Instruction: Take the material below and retype it in full; pictures are left out.

Material provided:
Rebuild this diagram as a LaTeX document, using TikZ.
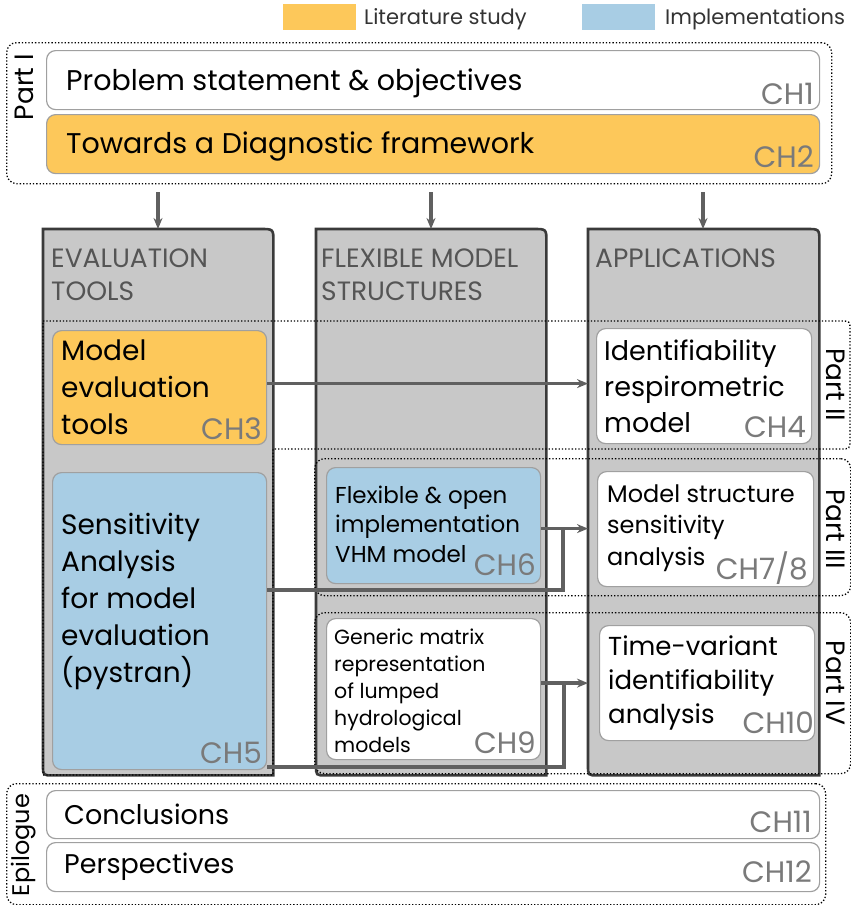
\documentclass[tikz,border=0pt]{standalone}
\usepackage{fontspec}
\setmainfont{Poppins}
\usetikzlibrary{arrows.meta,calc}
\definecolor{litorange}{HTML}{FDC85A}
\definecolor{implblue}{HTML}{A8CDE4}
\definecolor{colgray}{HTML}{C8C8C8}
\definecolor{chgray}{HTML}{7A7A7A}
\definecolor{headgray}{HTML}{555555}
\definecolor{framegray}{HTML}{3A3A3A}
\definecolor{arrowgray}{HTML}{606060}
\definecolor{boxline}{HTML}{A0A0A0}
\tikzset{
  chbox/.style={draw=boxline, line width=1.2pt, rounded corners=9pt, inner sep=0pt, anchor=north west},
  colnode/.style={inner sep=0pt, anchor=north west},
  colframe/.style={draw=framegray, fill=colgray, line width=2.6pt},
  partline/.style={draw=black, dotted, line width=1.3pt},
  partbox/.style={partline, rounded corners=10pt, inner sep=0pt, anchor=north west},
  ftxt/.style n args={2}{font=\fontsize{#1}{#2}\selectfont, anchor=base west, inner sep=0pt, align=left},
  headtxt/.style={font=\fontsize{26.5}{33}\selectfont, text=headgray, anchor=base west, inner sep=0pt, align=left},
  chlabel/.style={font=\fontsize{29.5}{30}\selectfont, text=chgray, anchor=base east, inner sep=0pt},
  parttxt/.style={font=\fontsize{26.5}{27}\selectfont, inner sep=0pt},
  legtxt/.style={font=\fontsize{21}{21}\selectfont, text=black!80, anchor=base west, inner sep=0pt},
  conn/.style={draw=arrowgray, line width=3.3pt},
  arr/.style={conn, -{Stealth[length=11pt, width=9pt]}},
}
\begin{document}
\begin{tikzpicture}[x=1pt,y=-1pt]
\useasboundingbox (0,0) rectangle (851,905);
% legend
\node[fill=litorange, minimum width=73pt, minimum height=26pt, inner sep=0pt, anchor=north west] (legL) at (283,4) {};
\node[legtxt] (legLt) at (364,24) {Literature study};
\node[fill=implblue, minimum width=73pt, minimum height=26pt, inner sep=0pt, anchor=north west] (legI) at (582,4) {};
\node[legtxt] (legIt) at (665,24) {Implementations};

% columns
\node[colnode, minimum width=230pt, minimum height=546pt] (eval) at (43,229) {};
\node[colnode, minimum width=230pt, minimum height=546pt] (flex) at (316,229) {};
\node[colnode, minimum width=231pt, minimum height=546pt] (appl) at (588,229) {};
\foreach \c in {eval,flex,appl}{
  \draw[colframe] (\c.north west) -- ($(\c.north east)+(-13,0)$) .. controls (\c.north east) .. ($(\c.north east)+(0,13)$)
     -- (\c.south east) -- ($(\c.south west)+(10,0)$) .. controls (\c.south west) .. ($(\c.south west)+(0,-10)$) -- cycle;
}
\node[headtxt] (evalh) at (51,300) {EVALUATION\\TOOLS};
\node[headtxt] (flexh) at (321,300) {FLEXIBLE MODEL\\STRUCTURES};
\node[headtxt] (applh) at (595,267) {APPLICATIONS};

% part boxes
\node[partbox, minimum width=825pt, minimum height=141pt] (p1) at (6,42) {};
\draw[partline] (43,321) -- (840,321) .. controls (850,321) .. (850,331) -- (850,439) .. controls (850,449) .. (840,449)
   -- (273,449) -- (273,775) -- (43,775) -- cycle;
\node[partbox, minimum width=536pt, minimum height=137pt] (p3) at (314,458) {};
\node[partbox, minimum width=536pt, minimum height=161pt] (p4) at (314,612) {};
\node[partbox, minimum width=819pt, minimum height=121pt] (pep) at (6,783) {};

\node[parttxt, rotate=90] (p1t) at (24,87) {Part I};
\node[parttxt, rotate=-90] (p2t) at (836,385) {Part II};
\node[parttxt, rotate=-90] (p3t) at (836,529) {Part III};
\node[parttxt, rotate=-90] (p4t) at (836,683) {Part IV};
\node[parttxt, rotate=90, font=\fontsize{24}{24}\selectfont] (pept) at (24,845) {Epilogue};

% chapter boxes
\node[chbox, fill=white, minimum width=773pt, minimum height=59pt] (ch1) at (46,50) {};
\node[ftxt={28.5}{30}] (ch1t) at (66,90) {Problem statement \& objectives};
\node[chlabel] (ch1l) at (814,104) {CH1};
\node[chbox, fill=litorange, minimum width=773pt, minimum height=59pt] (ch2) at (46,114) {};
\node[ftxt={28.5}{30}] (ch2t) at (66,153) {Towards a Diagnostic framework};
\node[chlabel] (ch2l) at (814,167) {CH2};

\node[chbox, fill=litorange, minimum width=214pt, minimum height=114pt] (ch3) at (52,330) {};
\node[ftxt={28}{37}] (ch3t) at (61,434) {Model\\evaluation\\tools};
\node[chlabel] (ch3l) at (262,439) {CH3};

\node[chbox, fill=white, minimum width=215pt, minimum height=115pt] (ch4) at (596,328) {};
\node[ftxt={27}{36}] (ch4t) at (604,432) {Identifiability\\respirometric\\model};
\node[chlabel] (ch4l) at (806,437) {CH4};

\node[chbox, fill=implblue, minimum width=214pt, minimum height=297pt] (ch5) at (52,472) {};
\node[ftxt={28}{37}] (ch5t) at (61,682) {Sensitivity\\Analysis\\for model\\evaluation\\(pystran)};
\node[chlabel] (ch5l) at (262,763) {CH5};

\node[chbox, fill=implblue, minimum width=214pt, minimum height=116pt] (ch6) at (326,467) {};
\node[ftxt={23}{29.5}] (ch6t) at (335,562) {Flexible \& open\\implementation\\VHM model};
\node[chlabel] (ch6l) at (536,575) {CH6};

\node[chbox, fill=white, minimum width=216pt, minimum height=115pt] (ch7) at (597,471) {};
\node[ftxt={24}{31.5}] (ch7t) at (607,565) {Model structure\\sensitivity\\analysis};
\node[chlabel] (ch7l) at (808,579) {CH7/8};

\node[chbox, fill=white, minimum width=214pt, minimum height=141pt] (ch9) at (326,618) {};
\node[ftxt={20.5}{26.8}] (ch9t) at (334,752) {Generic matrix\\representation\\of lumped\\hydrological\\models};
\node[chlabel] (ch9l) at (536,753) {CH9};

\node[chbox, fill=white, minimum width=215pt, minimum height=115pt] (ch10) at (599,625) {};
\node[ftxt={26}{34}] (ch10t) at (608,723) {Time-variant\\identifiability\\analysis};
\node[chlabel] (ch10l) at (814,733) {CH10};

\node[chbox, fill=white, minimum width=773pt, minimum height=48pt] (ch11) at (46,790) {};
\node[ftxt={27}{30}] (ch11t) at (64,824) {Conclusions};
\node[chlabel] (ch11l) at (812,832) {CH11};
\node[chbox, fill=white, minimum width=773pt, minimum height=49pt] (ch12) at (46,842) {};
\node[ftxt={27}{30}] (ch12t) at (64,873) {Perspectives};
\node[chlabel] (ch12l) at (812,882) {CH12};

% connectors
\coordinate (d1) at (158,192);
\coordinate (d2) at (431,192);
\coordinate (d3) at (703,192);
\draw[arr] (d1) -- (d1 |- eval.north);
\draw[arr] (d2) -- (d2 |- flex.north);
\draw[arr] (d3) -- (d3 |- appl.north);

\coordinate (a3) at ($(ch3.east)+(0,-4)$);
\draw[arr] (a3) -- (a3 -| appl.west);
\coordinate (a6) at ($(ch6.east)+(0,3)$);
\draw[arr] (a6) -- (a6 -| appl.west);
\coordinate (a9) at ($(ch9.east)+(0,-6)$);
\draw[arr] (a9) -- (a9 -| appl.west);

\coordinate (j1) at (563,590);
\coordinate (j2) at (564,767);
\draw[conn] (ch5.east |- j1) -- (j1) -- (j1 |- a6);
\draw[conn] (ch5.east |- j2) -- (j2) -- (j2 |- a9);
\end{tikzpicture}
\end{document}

Task result:
Rebuild this diagram as a LaTeX document, using TikZ.
\documentclass[tikz,border=0pt]{standalone}
\usepackage{fontspec}
\setmainfont{Poppins}
\usetikzlibrary{arrows.meta,calc}
\definecolor{litorange}{HTML}{FDC85A}
\definecolor{implblue}{HTML}{A8CDE4}
\definecolor{colgray}{HTML}{C8C8C8}
\definecolor{chgray}{HTML}{7A7A7A}
\definecolor{headgray}{HTML}{555555}
\definecolor{framegray}{HTML}{3A3A3A}
\definecolor{arrowgray}{HTML}{606060}
\definecolor{boxline}{HTML}{A0A0A0}
\tikzset{
  chbox/.style={draw=boxline, line width=1.2pt, rounded corners=9pt, inner sep=0pt, anchor=north west},
  colnode/.style={inner sep=0pt, anchor=north west},
  colframe/.style={draw=framegray, fill=colgray, line width=2.6pt},
  partline/.style={draw=black, dotted, line width=1.3pt},
  partbox/.style={partline, rounded corners=10pt, inner sep=0pt, anchor=north west},
  ftxt/.style n args={2}{font=\fontsize{#1}{#2}\selectfont, anchor=base west, inner sep=0pt, align=left},
  headtxt/.style={font=\fontsize{26.5}{33}\selectfont, text=headgray, anchor=base west, inner sep=0pt, align=left},
  chlabel/.style={font=\fontsize{29.5}{30}\selectfont, text=chgray, anchor=base east, inner sep=0pt},
  parttxt/.style={font=\fontsize{26.5}{27}\selectfont, inner sep=0pt},
  legtxt/.style={font=\fontsize{21}{21}\selectfont, text=black!80, anchor=base west, inner sep=0pt},
  conn/.style={draw=arrowgray, line width=3.3pt},
  arr/.style={conn, -{Stealth[length=11pt, width=9pt]}},
}
\begin{document}
\begin{tikzpicture}[x=1pt,y=-1pt]
\useasboundingbox (0,0) rectangle (851,905);
% legend
\node[fill=litorange, minimum width=73pt, minimum height=26pt, inner sep=0pt, anchor=north west] (legL) at (283,4) {};
\node[legtxt] (legLt) at (364,24) {Literature study};
\node[fill=implblue, minimum width=73pt, minimum height=26pt, inner sep=0pt, anchor=north west] (legI) at (582,4) {};
\node[legtxt] (legIt) at (665,24) {Implementations};

% columns
\node[colnode, minimum width=230pt, minimum height=546pt] (eval) at (43,229) {};
\node[colnode, minimum width=230pt, minimum height=546pt] (flex) at (316,229) {};
\node[colnode, minimum width=231pt, minimum height=546pt] (appl) at (588,229) {};
\foreach \c in {eval,flex,appl}{
  \draw[colframe] (\c.north west) -- ($(\c.north east)+(-13,0)$) .. controls (\c.north east) .. ($(\c.north east)+(0,13)$)
     -- (\c.south east) -- ($(\c.south west)+(10,0)$) .. controls (\c.south west) .. ($(\c.south west)+(0,-10)$) -- cycle;
}
\node[headtxt] (evalh) at (51,300) {EVALUATION\\TOOLS};
\node[headtxt] (flexh) at (321,300) {FLEXIBLE MODEL\\STRUCTURES};
\node[headtxt] (applh) at (595,267) {APPLICATIONS};

% part boxes
\node[partbox, minimum width=825pt, minimum height=141pt] (p1) at (6,42) {};
\draw[partline] (43,321) -- (840,321) .. controls (850,321) .. (850,331) -- (850,439) .. controls (850,449) .. (840,449)
   -- (273,449) -- (273,775) -- (43,775) -- cycle;
\node[partbox, minimum width=536pt, minimum height=137pt] (p3) at (314,458) {};
\node[partbox, minimum width=536pt, minimum height=161pt] (p4) at (314,612) {};
\node[partbox, minimum width=819pt, minimum height=121pt] (pep) at (6,783) {};

\node[parttxt, rotate=90] (p1t) at (24,87) {Part I};
\node[parttxt, rotate=-90] (p2t) at (836,385) {Part II};
\node[parttxt, rotate=-90] (p3t) at (836,529) {Part III};
\node[parttxt, rotate=-90] (p4t) at (836,683) {Part IV};
\node[parttxt, rotate=90, font=\fontsize{24}{24}\selectfont] (pept) at (24,845) {Epilogue};

% chapter boxes
\node[chbox, fill=white, minimum width=773pt, minimum height=59pt] (ch1) at (46,50) {};
\node[ftxt={28.5}{30}] (ch1t) at (66,90) {Problem statement \& objectives};
\node[chlabel] (ch1l) at (814,104) {CH1};
\node[chbox, fill=litorange, minimum width=773pt, minimum height=59pt] (ch2) at (46,114) {};
\node[ftxt={28.5}{30}] (ch2t) at (66,153) {Towards a Diagnostic framework};
\node[chlabel] (ch2l) at (814,167) {CH2};

\node[chbox, fill=litorange, minimum width=214pt, minimum height=114pt] (ch3) at (52,330) {};
\node[ftxt={28}{37}] (ch3t) at (61,434) {Model\\evaluation\\tools};
\node[chlabel] (ch3l) at (262,439) {CH3};

\node[chbox, fill=white, minimum width=215pt, minimum height=115pt] (ch4) at (596,328) {};
\node[ftxt={27}{36}] (ch4t) at (604,432) {Identifiability\\respirometric\\model};
\node[chlabel] (ch4l) at (806,437) {CH4};

\node[chbox, fill=implblue, minimum width=214pt, minimum height=297pt] (ch5) at (52,472) {};
\node[ftxt={28}{37}] (ch5t) at (61,682) {Sensitivity\\Analysis\\for model\\evaluation\\(pystran)};
\node[chlabel] (ch5l) at (262,763) {CH5};

\node[chbox, fill=implblue, minimum width=214pt, minimum height=116pt] (ch6) at (326,467) {};
\node[ftxt={23}{29.5}] (ch6t) at (335,562) {Flexible \& open\\implementation\\VHM model};
\node[chlabel] (ch6l) at (536,575) {CH6};

\node[chbox, fill=white, minimum width=216pt, minimum height=115pt] (ch7) at (597,471) {};
\node[ftxt={24}{31.5}] (ch7t) at (607,565) {Model structure\\sensitivity\\analysis};
\node[chlabel] (ch7l) at (808,579) {CH7/8};

\node[chbox, fill=white, minimum width=214pt, minimum height=141pt] (ch9) at (326,618) {};
\node[ftxt={20.5}{26.8}] (ch9t) at (334,752) {Generic matrix\\representation\\of lumped\\hydrological\\models};
\node[chlabel] (ch9l) at (536,753) {CH9};

\node[chbox, fill=white, minimum width=215pt, minimum height=115pt] (ch10) at (599,625) {};
\node[ftxt={26}{34}] (ch10t) at (608,723) {Time-variant\\identifiability\\analysis};
\node[chlabel] (ch10l) at (814,733) {CH10};

\node[chbox, fill=white, minimum width=773pt, minimum height=48pt] (ch11) at (46,790) {};
\node[ftxt={27}{30}] (ch11t) at (64,824) {Conclusions};
\node[chlabel] (ch11l) at (812,832) {CH11};
\node[chbox, fill=white, minimum width=773pt, minimum height=49pt] (ch12) at (46,842) {};
\node[ftxt={27}{30}] (ch12t) at (64,873) {Perspectives};
\node[chlabel] (ch12l) at (812,882) {CH12};

% connectors
\coordinate (d1) at (158,192);
\coordinate (d2) at (431,192);
\coordinate (d3) at (703,192);
\draw[arr] (d1) -- (d1 |- eval.north);
\draw[arr] (d2) -- (d2 |- flex.north);
\draw[arr] (d3) -- (d3 |- appl.north);

\coordinate (a3) at ($(ch3.east)+(0,-4)$);
\draw[arr] (a3) -- (a3 -| appl.west);
\coordinate (a6) at ($(ch6.east)+(0,3)$);
\draw[arr] (a6) -- (a6 -| appl.west);
\coordinate (a9) at ($(ch9.east)+(0,-6)$);
\draw[arr] (a9) -- (a9 -| appl.west);

\coordinate (j1) at (563,590);
\coordinate (j2) at (564,767);
\draw[conn] (ch5.east |- j1) -- (j1) -- (j1 |- a6);
\draw[conn] (ch5.east |- j2) -- (j2) -- (j2 |- a9);
\end{tikzpicture}
\end{document}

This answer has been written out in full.